▸ **PROBLEM STATEMENT**
Reproduce nothing but the lines from the start of the material through the line that includes "(aacbl) at (835,511)", both ends included, and omit every picture.
-=-=-=-=-
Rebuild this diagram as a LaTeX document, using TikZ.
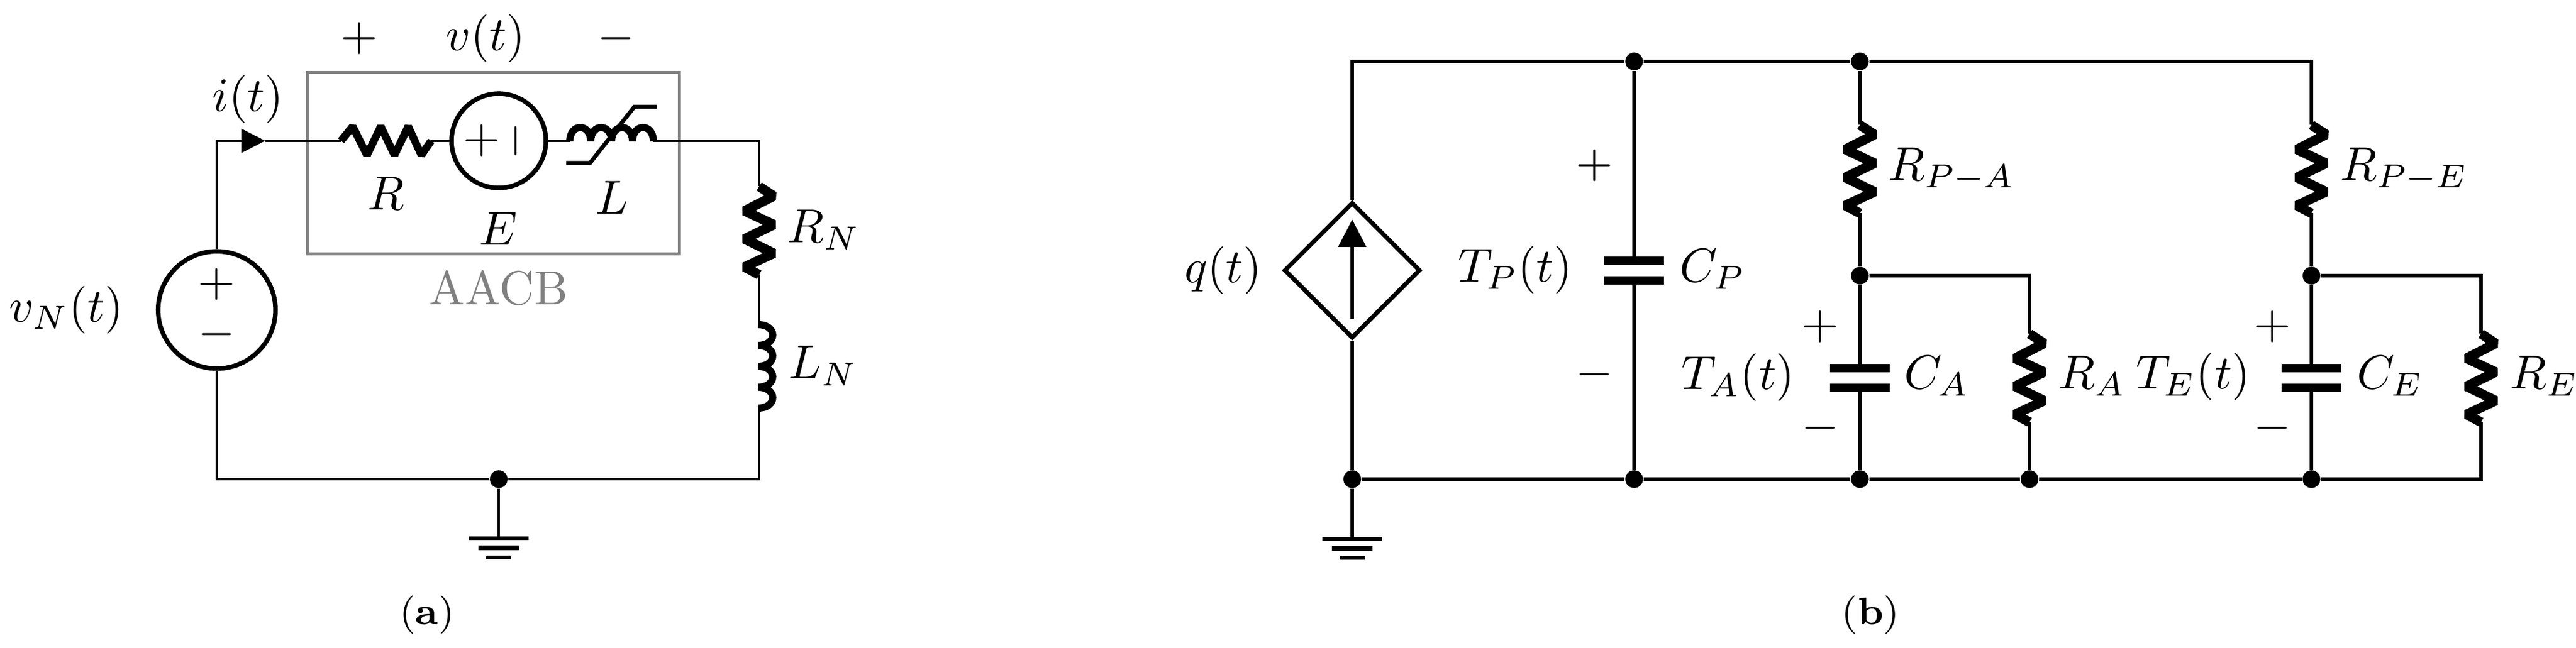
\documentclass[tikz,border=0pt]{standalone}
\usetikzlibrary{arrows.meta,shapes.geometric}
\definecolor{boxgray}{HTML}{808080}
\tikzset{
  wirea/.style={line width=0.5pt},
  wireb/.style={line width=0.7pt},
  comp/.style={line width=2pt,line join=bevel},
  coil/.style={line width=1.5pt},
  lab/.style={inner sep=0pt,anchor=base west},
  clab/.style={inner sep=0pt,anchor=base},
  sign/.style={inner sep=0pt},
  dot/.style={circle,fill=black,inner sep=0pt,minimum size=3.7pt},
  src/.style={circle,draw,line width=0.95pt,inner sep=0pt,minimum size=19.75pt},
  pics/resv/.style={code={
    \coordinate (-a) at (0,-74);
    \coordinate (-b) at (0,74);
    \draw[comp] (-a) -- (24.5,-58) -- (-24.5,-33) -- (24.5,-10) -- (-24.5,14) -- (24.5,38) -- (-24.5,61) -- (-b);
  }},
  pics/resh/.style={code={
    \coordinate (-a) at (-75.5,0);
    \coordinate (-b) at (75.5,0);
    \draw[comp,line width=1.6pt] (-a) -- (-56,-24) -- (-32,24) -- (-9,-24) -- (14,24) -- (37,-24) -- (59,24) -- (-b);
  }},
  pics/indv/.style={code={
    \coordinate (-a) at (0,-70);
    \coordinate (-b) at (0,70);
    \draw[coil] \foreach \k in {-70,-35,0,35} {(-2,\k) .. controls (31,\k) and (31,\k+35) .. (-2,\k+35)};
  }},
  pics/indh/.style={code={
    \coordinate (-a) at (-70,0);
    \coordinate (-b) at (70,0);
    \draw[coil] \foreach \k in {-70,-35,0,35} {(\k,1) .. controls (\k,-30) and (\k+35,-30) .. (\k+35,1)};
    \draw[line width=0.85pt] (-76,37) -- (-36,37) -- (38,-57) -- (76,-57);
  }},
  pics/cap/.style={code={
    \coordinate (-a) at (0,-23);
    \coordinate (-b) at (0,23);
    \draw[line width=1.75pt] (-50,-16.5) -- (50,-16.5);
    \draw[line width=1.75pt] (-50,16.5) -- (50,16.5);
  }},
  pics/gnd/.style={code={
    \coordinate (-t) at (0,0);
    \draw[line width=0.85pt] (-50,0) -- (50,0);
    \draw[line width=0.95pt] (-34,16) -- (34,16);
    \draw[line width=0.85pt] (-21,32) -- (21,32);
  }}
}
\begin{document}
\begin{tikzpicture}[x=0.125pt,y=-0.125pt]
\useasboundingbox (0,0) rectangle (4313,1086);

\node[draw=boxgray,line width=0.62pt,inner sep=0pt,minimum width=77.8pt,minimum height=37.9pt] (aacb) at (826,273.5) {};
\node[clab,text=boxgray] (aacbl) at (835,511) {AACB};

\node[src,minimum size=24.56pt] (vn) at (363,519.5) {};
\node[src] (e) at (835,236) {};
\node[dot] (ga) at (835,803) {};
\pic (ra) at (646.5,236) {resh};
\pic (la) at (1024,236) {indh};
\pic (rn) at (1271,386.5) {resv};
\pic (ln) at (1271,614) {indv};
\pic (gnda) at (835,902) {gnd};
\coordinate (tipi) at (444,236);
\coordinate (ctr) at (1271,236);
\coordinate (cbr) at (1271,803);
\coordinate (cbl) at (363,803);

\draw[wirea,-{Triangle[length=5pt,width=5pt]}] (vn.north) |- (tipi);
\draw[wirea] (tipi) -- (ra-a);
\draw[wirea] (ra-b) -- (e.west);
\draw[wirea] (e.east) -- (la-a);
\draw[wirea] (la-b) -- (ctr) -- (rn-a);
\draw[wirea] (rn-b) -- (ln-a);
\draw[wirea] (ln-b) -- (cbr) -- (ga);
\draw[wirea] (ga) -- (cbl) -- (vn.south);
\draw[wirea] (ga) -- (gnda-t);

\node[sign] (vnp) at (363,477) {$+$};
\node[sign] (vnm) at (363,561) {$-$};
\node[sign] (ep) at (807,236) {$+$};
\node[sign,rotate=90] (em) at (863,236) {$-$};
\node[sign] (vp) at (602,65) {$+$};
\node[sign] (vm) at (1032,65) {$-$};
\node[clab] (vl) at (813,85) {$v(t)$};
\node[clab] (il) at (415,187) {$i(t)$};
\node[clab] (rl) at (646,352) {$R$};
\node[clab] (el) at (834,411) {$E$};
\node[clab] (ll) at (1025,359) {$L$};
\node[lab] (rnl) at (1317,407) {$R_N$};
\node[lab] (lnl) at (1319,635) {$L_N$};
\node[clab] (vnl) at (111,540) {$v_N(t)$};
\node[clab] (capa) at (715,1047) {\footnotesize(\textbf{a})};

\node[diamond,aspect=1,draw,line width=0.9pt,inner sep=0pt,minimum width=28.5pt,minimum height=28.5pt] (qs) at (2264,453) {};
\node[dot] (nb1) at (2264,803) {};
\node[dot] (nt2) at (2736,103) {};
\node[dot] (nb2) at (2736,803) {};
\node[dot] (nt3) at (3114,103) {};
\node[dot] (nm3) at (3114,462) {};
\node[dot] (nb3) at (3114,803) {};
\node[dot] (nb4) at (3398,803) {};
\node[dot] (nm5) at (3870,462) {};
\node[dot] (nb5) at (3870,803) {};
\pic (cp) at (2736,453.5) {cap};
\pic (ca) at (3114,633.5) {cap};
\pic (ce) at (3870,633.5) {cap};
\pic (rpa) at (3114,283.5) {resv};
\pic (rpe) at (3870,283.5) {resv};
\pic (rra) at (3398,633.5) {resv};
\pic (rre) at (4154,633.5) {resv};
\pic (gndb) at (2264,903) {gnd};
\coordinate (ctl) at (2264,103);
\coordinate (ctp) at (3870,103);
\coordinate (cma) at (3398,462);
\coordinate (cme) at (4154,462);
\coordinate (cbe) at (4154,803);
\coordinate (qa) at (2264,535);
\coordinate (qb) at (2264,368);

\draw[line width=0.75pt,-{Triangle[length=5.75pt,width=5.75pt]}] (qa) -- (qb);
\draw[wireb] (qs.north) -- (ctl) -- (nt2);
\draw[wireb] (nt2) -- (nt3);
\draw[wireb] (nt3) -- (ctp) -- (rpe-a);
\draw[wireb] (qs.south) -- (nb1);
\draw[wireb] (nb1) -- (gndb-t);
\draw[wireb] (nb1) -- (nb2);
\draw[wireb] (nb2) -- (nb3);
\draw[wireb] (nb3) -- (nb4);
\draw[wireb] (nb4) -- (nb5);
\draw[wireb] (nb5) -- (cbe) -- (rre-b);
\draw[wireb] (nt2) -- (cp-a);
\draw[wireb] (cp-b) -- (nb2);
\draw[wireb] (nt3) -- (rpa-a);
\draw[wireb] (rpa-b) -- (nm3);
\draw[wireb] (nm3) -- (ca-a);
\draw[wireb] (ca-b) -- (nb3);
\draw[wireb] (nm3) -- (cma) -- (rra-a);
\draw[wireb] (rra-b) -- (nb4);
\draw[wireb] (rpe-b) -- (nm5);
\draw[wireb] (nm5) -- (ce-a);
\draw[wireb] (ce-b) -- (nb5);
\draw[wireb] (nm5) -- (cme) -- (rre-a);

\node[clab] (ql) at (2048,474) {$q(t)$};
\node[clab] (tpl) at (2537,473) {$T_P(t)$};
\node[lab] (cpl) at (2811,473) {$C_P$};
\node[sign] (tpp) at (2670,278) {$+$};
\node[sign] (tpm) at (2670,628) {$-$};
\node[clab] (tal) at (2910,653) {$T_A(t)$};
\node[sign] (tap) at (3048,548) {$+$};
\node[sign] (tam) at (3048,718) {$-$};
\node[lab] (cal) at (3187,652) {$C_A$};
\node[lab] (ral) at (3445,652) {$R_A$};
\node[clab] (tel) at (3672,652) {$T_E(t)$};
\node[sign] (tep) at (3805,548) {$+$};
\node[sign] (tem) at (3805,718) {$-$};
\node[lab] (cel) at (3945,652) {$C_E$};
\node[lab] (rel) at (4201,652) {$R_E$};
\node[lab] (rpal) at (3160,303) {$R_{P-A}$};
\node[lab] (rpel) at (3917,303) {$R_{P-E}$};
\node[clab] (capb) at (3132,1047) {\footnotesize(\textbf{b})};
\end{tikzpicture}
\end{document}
-=-=-=-=-
▸ **ANSWER IN FULL**
Rebuild this diagram as a LaTeX document, using TikZ.
\documentclass[tikz,border=0pt]{standalone}
\usetikzlibrary{arrows.meta,shapes.geometric}
\definecolor{boxgray}{HTML}{808080}
\tikzset{
  wirea/.style={line width=0.5pt},
  wireb/.style={line width=0.7pt},
  comp/.style={line width=2pt,line join=bevel},
  coil/.style={line width=1.5pt},
  lab/.style={inner sep=0pt,anchor=base west},
  clab/.style={inner sep=0pt,anchor=base},
  sign/.style={inner sep=0pt},
  dot/.style={circle,fill=black,inner sep=0pt,minimum size=3.7pt},
  src/.style={circle,draw,line width=0.95pt,inner sep=0pt,minimum size=19.75pt},
  pics/resv/.style={code={
    \coordinate (-a) at (0,-74);
    \coordinate (-b) at (0,74);
    \draw[comp] (-a) -- (24.5,-58) -- (-24.5,-33) -- (24.5,-10) -- (-24.5,14) -- (24.5,38) -- (-24.5,61) -- (-b);
  }},
  pics/resh/.style={code={
    \coordinate (-a) at (-75.5,0);
    \coordinate (-b) at (75.5,0);
    \draw[comp,line width=1.6pt] (-a) -- (-56,-24) -- (-32,24) -- (-9,-24) -- (14,24) -- (37,-24) -- (59,24) -- (-b);
  }},
  pics/indv/.style={code={
    \coordinate (-a) at (0,-70);
    \coordinate (-b) at (0,70);
    \draw[coil] \foreach \k in {-70,-35,0,35} {(-2,\k) .. controls (31,\k) and (31,\k+35) .. (-2,\k+35)};
  }},
  pics/indh/.style={code={
    \coordinate (-a) at (-70,0);
    \coordinate (-b) at (70,0);
    \draw[coil] \foreach \k in {-70,-35,0,35} {(\k,1) .. controls (\k,-30) and (\k+35,-30) .. (\k+35,1)};
    \draw[line width=0.85pt] (-76,37) -- (-36,37) -- (38,-57) -- (76,-57);
  }},
  pics/cap/.style={code={
    \coordinate (-a) at (0,-23);
    \coordinate (-b) at (0,23);
    \draw[line width=1.75pt] (-50,-16.5) -- (50,-16.5);
    \draw[line width=1.75pt] (-50,16.5) -- (50,16.5);
  }},
  pics/gnd/.style={code={
    \coordinate (-t) at (0,0);
    \draw[line width=0.85pt] (-50,0) -- (50,0);
    \draw[line width=0.95pt] (-34,16) -- (34,16);
    \draw[line width=0.85pt] (-21,32) -- (21,32);
  }}
}
\begin{document}
\begin{tikzpicture}[x=0.125pt,y=-0.125pt]
\useasboundingbox (0,0) rectangle (4313,1086);

\node[draw=boxgray,line width=0.62pt,inner sep=0pt,minimum width=77.8pt,minimum height=37.9pt] (aacb) at (826,273.5) {};
\node[clab,text=boxgray] (aacbl) at (835,511) {AACB};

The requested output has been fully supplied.